Антигуманность и практическая бездейственность абстрактно – рационалистической философии поступка не случайны. Они обусловлены тем, что исходной, отправной точкой этой философии служит абстрактно понимаемая категория общего: принципа, закона, императива и т. д. Как в математической теории множеств, социальный человек понимается как множество, объединяемое лишь каким – то свойством, в данном случае – свойством подчиняться какому – то принципу или закону. Такая трактовка неизбежно, хотя бы в силу чисто классификационной установки, приводит к утрате идеи движения, развития, действенности собственно поступка. Философия поступка, ориентированная на его гуманистическое и действенное начала, не может, таким образом, исходить, как это делается, например, Кантом, из абстрактного понимания общего. Только индивидуализированная личность, занимающая свою исторически неповторимую позицию в жизни, может служить источником конкретного гуманистического порождающего начала. И только ее свобода воли, ее «инстинкт свободы» может служить порождающим началом поступка. Отвлечение от этих начал приводит к тому, что собственно воля исключается из активности поступка, «умирает» в познавании закона.

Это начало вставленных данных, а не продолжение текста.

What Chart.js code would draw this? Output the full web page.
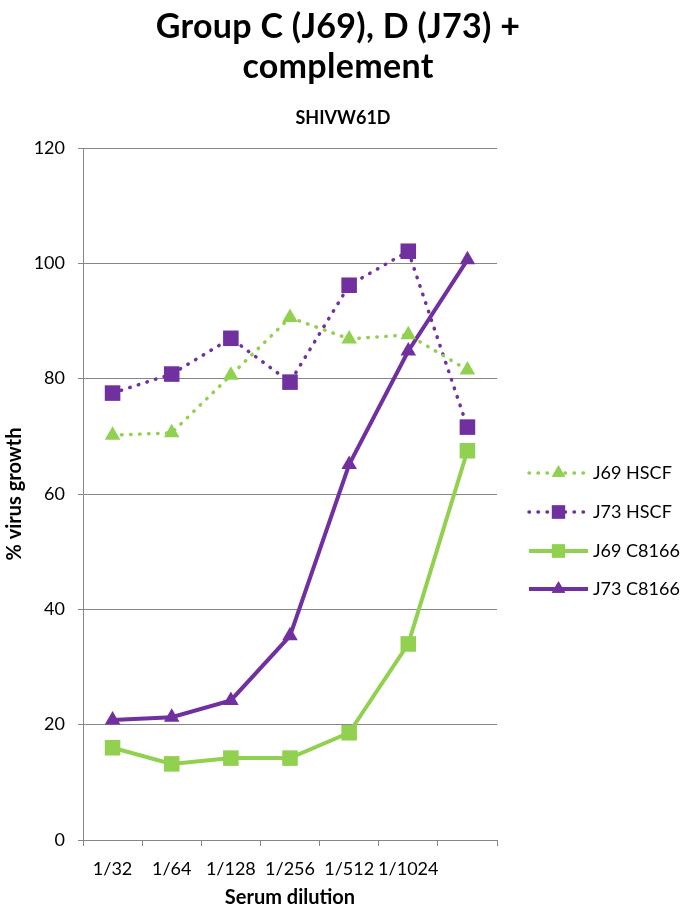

Первичность практического разума у Канта означает на самом деле первичность теории потому только, что теория есть знание наиболее абстрактного (а значит – пустого и непродуктивного) общего. «Закон законосообразия есть пустая формула чистой теоретичности», – отмечал М.М. Бахтин. Это принцип обобщения поступков, но не их обоснования. Не созерцание и теоретичность могут быть основанием философии поступка, а его реальная практическая и историческая конкретная действенность. Мир поступка – мир, наполненный ответственным выбором. И центром этого выбора является личность, занимающая неповторимое (а значит – ответственное) место в нормативно – ценностном единстве социально – практической деятельности. Порождающим началом поступка является единство общего и индивидуального – жизнедеятельности конкретной личности как неповторимого единства общественных отношений исторически конкретного общества.

Эту силу и значение индивидуализированной личности неявно признает и абстрактный рационализм, апеллирующий к личной ответственности как самоотречению. Отказ от признания свободы выбора означал бы крушение любой этической системы – и нравственности, и права. Все они так или иначе признают единственность и первичность ответственности личности за любые проявления своей активности – осознаны они ею или нет, знакома она с законом или нет. Незнание закона от ответственности не освобождает. Однако абстрактный рационализм предполагает лишь одно проявление личности в философии поступка – ее изначальный отказ от себя. Признавая, что сознательным и ответственным может быть только поступок, основанный на самостоятельном выборе, рационалистический активизм отвлекается от самого процесса этого выбора. Абстрагируется он и от уровня нравственной и культурной зрелости личности, от особенностей образа жизни и жизненного пути. Поэтому он не может дать ничего иного, кроме абстрактных и формальных принципов. Действенная же «философия поступка» предполагает учет именно «человеческого фактора» в смысле фактора «личности в обществе». Вне такого учета свобода воли как центральное звено сознательного поступка останется пустой абстракцией.

Во всех проявлениях социальной активности человека условием ее реализации является сопричастность и самоотдача личности реальности социально – культурной деятельности, а сами эти самоотдача и сопричастность и есть содержание выбора – акта свободы воли. Нормативно – ценностная самоотдача и сопричастность личности – суть конкретизации ее «не – алиби в бытии». Они определяют направленность и содержание делаемого выбора. Но что движет самой самоотдачей и сопричастностью?